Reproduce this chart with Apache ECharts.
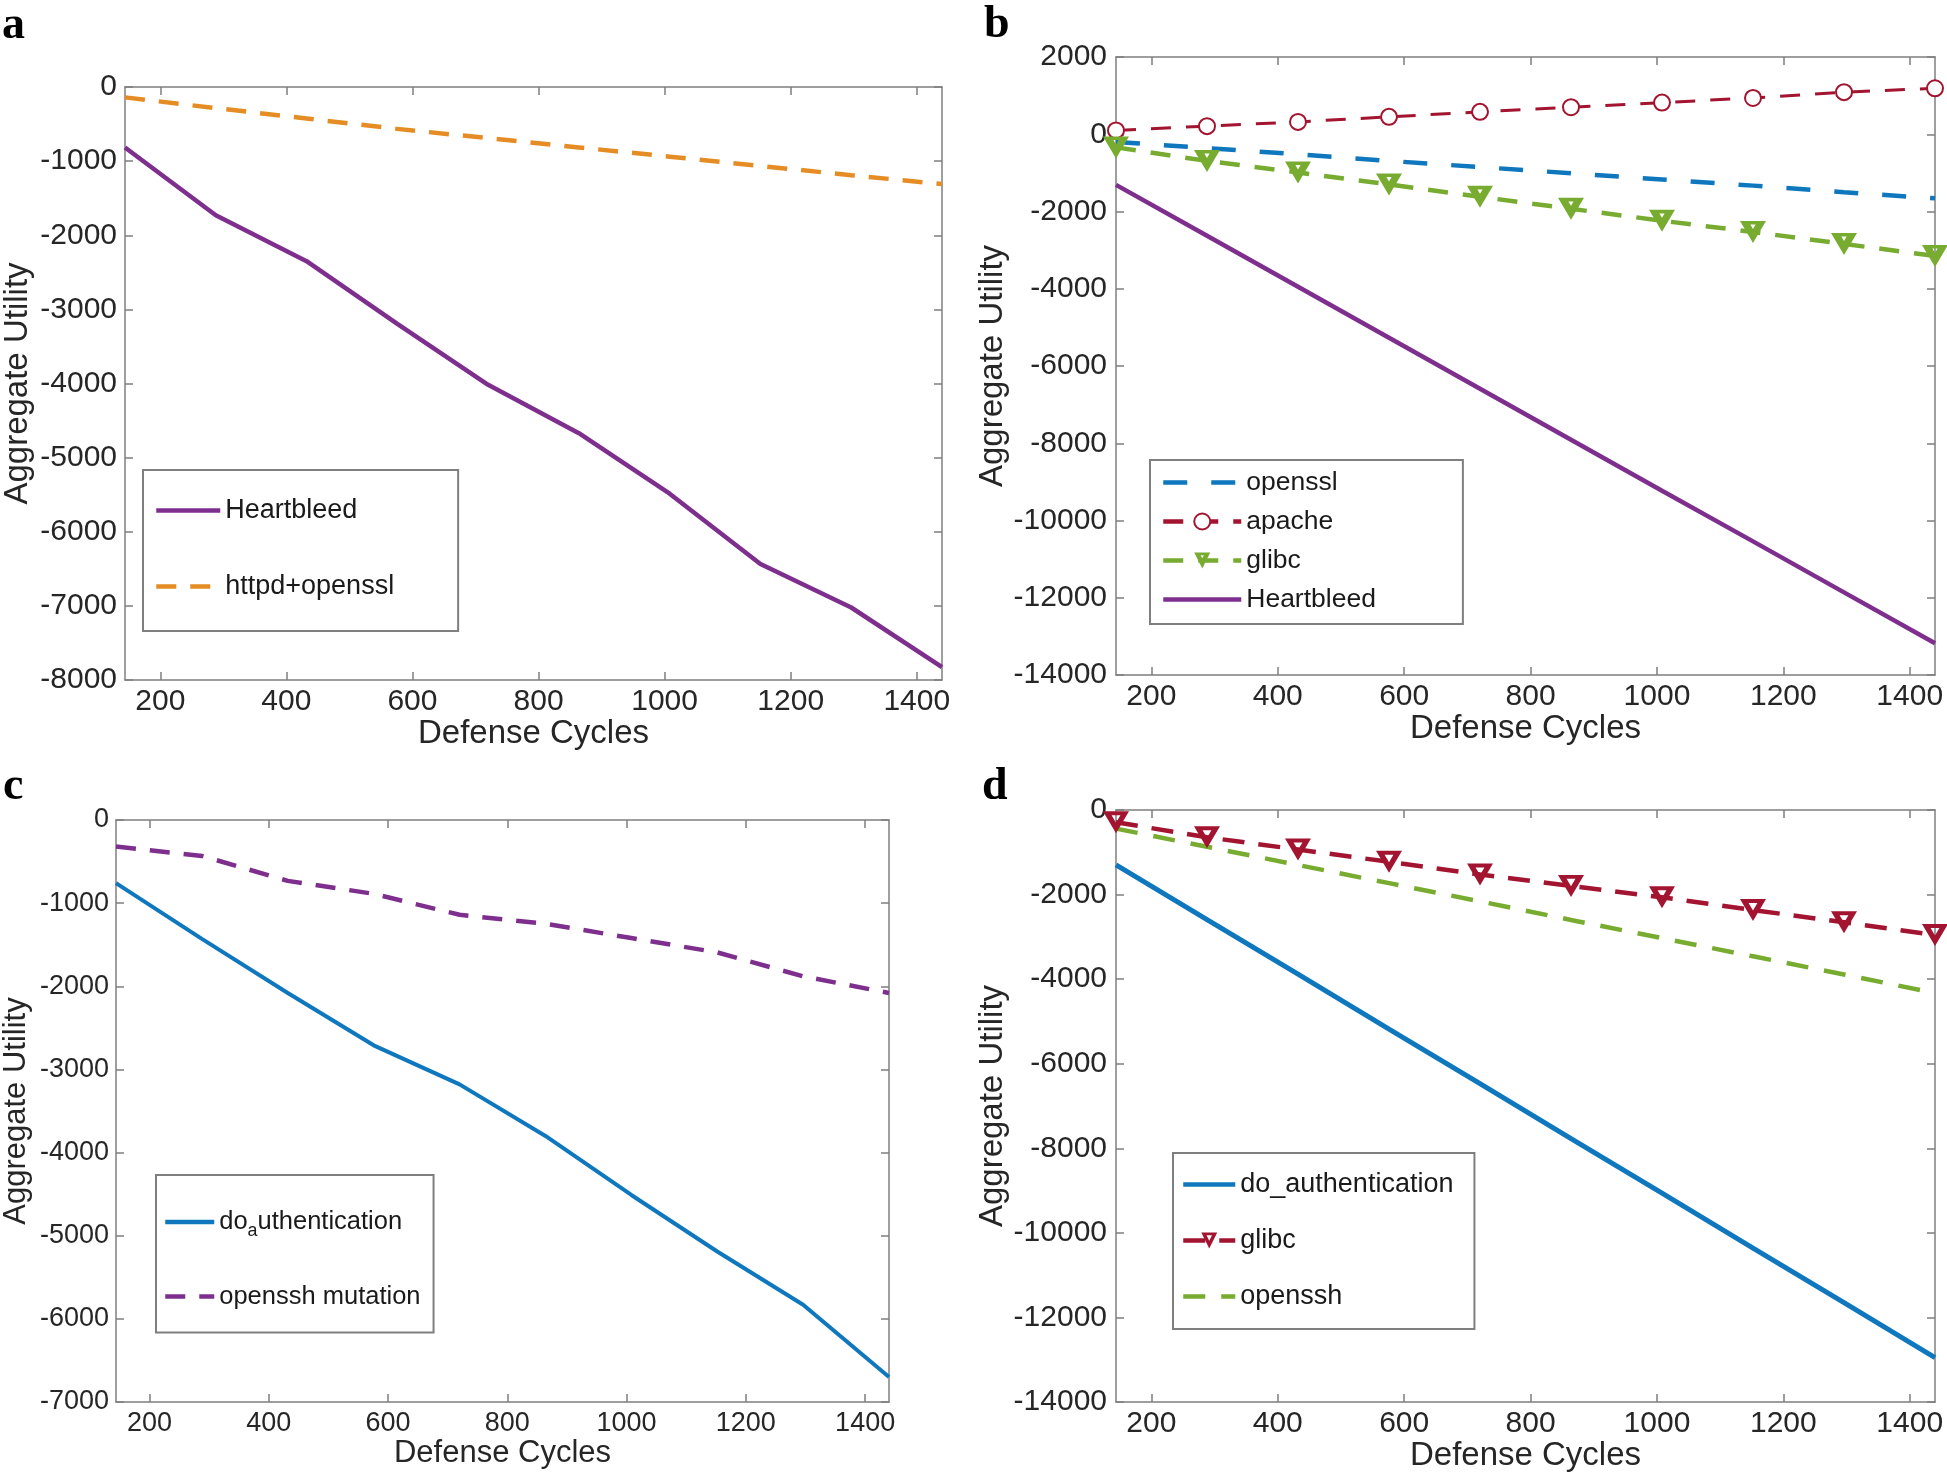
<!DOCTYPE html>
<html>
<head>
<meta charset="utf-8">
<script src="https://cdn.jsdelivr.net/npm/echarts@6/dist/echarts.min.js"></script>
<style>
  html, body { margin: 0; padding: 0; background: #fff; }
  #chart { width: 1947px; height: 1476px; }
</style>
</head>
<body>
<div id="chart"></div>
<script>
// x values shared by all four panels
const cycles = [144, 288, 432, 576, 720, 864, 1008, 1152, 1296, 1440];
const xTicks = [200, 400, 600, 800, 1000, 1200, 1400];

// panel a
const aHeartbleed = [-816, -1730, -2350, -3195, -4017, -4670, -5487, -6434, -7022, -7825];
const aHttpdOpenssl = [-140, -285, -425, -565, -690, -815, -940, -1065, -1190, -1310];

// panel b
const bOpenssl = [-200, -360, -520, -690, -850, -1010, -1170, -1330, -1500, -1660];
const bApache = [100, 210, 320, 450, 580, 700, 820, 940, 1090, 1190];
const bGlibc = [-340, -690, -990, -1300, -1620, -1930, -2240, -2530, -2840, -3150];
const bHeartbleed = [-1310, -2630, -3950, -5270, -6590, -7910, -9230, -10540, -11860, -13180];

// panel c
const cDoAuth = [-760, -1430, -2080, -2710, -3180, -3800, -4510, -5190, -5830, -6700];
const cOpensshMutation = [-320, -432, -732, -888, -1140, -1248, -1420, -1592, -1880, -2080];

// panel d
const dDoAuth = [-1300, -2590, -3880, -5180, -6470, -7770, -9060, -10360, -11650, -12950];
const dGlibc = [-290, -645, -935, -1225, -1527, -1796, -2065, -2365, -2656, -2957];
const dOpenssh = [-440, -870, -1300, -1730, -2160, -2600, -3030, -3460, -3890, -4330];

const PURPLE = '#7E2F8E', ORANGE = '#E58D24', BLUE = '#0E77BD', RED = '#A2142F', GREEN = '#77AC30';
const BOX = '#7f7f7f', TXT = '#262626';

// downward triangles with a hole in the middle (thick outline look)
const TRI_B = 'path://M0,0L20,0L10,17Z M8,2.8L10,6.2L12,2.8Z';
const TRI_D = 'path://M0,0L20,0L10,17Z M6.6,3L10,8.8L13.4,3Z';

function pairs(ys) {
    return cycles.map((x, i) => [x, ys[i]]);
}

// panel geometry and fonts
const panels = [
    { left: 122, top: 87, width: 820, height: 593, yMin: -8000, yMax: 0, yStep: 1000,
      tick: 30, title: 33, xm: 7, xg: 35, ym: 8, yg: 91 },
    { left: 1116, top: 57, width: 819, height: 618, yMin: -14000, yMax: 2000, yStep: 2000,
      tick: 30, title: 33, xm: 7, xg: 35, ym: 9, yg: 105 },
    { left: 114, top: 820, width: 775, height: 582, yMin: -7000, yMax: 0, yStep: 1000,
      tick: 27, title: 31, xm: 8, xg: 34, ym: 7, yg: 84 },
    { left: 1116, top: 810, width: 819, height: 592, yMin: -14000, yMax: 0, yStep: 2000,
      tick: 30, title: 33, xm: 7, xg: 35, ym: 9, yg: 105 }
];

const grids = [], xAxes = [], yAxes = [];
panels.forEach(function (p, i) {
    grids.push({ left: p.left, top: p.top, width: p.width, height: p.height, containLabel: false });
    const line = { show: true, onZero: false, lineStyle: { color: BOX, width: 1.5 } };
    const tick = { show: true, inside: true, length: 8, customValues: xTicks, lineStyle: { color: BOX, width: 1.5 } };
    // bottom axis with labels
    xAxes.push({
        type: 'value', gridIndex: i, min: 144, max: 1440, position: 'bottom',
        axisLine: line, axisTick: tick, splitLine: { show: false },
        axisLabel: { customValues: xTicks, fontSize: p.tick, color: TXT, margin: p.xm,
                     fontFamily: 'Liberation Sans', formatter: v => String(v) },
        name: 'Defense Cycles', nameLocation: 'middle', nameGap: p.xg,
        nameTextStyle: { fontSize: p.title, color: TXT, fontFamily: 'Liberation Sans' }
    });
    // top axis, ticks only
    xAxes.push({
        type: 'value', gridIndex: i, min: 144, max: 1440, position: 'top',
        axisLine: line, axisTick: tick, splitLine: { show: false }, axisLabel: { show: false }
    });
    const ytick = { show: true, inside: true, length: 8, lineStyle: { color: BOX, width: 1.5 } };
    yAxes.push({
        type: 'value', gridIndex: i, min: p.yMin, max: p.yMax, interval: p.yStep, position: 'left',
        axisLine: line, axisTick: ytick, splitLine: { show: false },
        axisLabel: { fontSize: p.tick, color: TXT, margin: p.ym, fontFamily: 'Liberation Sans',
                     formatter: v => String(v) },
        name: 'Aggregate Utility', nameLocation: 'middle', nameGap: p.yg,
        nameTextStyle: { fontSize: p.title, color: TXT, fontFamily: 'Liberation Sans' }
    });
    yAxes.push({
        type: 'value', gridIndex: i, min: p.yMin, max: p.yMax, interval: p.yStep, position: 'right',
        axisLine: line, axisTick: ytick, splitLine: { show: false }, axisLabel: { show: false }
    });
});

function makeSeries(panel, name, ys, color, dash, width, marker) {
    const s = {
        type: 'line', name: name, xAxisIndex: panel * 2, yAxisIndex: panel * 2,
        data: pairs(ys), clip: false, silent: true,
        lineStyle: { color: color, width: width, type: dash },
        itemStyle: { color: color },
        symbol: 'none'
    };
    if (marker) {
        s.symbol = marker.symbol;
        s.symbolSize = marker.size;
        s.showSymbol = true;
        s.itemStyle.borderWidth = marker.border || 0;
    }
    return s;
}

const series = [
    makeSeries(0, 'a:Heartbleed', aHeartbleed, PURPLE, 'solid', 4.5),
    makeSeries(0, 'a:httpd+openssl', aHttpdOpenssl, ORANGE, [20, 14], 4.5),

    makeSeries(1, 'b:openssl', bOpenssl, BLUE, [24, 24], 4.5),
    makeSeries(1, 'b:apache', bApache, RED, [20, 15], 3,
        { symbol: 'emptyCircle', size: 16, border: 2.5 }),
    makeSeries(1, 'b:glibc', bGlibc, GREEN, [20, 15], 4.5,
        { symbol: TRI_B, size: [26, 22] }),
    makeSeries(1, 'b:Heartbleed', bHeartbleed, PURPLE, 'solid', 4.5),

    makeSeries(2, 'c:do_authentication', cDoAuth, BLUE, 'solid', 4),
    makeSeries(2, 'c:openssh mutation', cOpensshMutation, PURPLE, [20, 14], 4.5),

    makeSeries(3, 'd:do_authentication', dDoAuth, BLUE, 'solid', 5),
    makeSeries(3, 'd:glibc', dGlibc, RED, [22, 14], 4.5,
        { symbol: TRI_D, size: [26, 22] }),
    makeSeries(3, 'd:openssh', dOpenssh, GREEN, [22, 16], 4.5)
];

// legend entries; lines without markers get an invisible icon symbol
function item(name, hasMarker) {
    return hasMarker ? { name: name } : { name: name, itemStyle: { opacity: 0 } };
}

function legend(items, left, top, padding, gap, iconW, font, fmt) {
    return {
        data: items, orient: 'vertical', left: left, top: top, padding: padding,
        itemGap: gap, itemWidth: iconW, itemHeight: 20,
        borderColor: BOX, borderWidth: 2, borderRadius: 0, backgroundColor: '#fff',
        selectedMode: false,
        lineStyle: { width: 4.5 },
        textStyle: {
            fontSize: font, color: '#1a1a1a', fontFamily: 'Liberation Sans',
            rich: { sub: { fontSize: font * 0.7, color: '#1a1a1a', fontFamily: 'Liberation Sans',
                           padding: [font * 0.75, 0, 0, 0] } }
        },
        formatter: fmt || (n => n.split(':')[1])
    };
}

const legends = [
    legend([item('a:Heartbleed'), item('a:httpd+openssl')],
        143, 470, [27, 64, 31, 11], 49, 64, 27),
    legend([item('b:openssl'), item('b:apache', true), item('b:glibc', true), item('b:Heartbleed')],
        1150, 460, [9, 87, 11, 11], 12, 78, 26.5),
    legend([item('c:do_authentication'), item('c:openssh mutation')],
        156, 1175, [34, 13, 23, 7], 43, 49, 25.5,
        n => n === 'c:do_authentication' ? 'do{sub|a}uthentication' : n.split(':')[1]),
    legend([item('d:do_authentication'), item('d:glibc', true), item('d:openssh')],
        1173, 1153, [18, 21, 19, 8], 29, 52, 27)
];

// panel letters
const letterFont = 'bold 46px "Liberation Serif"';
const graphics = [
    { type: 'text', left: 2, top: 3, style: { text: 'a', font: letterFont, fill: '#000' } },
    { type: 'text', left: 984, top: 2, style: { text: 'b', font: letterFont, fill: '#000' } },
    { type: 'text', left: 3, top: 764, style: { text: 'c', font: letterFont, fill: '#000' } },
    { type: 'text', left: 982, top: 764, style: { text: 'd', font: letterFont, fill: '#000' } }
];

const chart = echarts.init(document.getElementById('chart'));
chart.setOption({
    animation: false,
    backgroundColor: '#fff',
    grid: grids,
    xAxis: xAxes,
    yAxis: yAxes,
    legend: legends,
    graphic: graphics,
    series: series
});
</script>
</body>
</html>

• **WHAT THIS TASK INVOLVES**:
The lines from the start of the data through the line that contains "const xTicks = [200, 400, 600, 800, 1000, 1200, 1400];" are to be returned exactly, please, with both ends included and every picture left out.

• **SOLUTION TO THE PROBLEM**:
Reproduce this chart with Apache ECharts.
<!DOCTYPE html>
<html>
<head>
<meta charset="utf-8">
<script src="https://cdn.jsdelivr.net/npm/echarts@6/dist/echarts.min.js"></script>
<style>
  html, body { margin: 0; padding: 0; background: #fff; }
  #chart { width: 1947px; height: 1476px; }
</style>
</head>
<body>
<div id="chart"></div>
<script>
// x values shared by all four panels
const cycles = [144, 288, 432, 576, 720, 864, 1008, 1152, 1296, 1440];
const xTicks = [200, 400, 600, 800, 1000, 1200, 1400];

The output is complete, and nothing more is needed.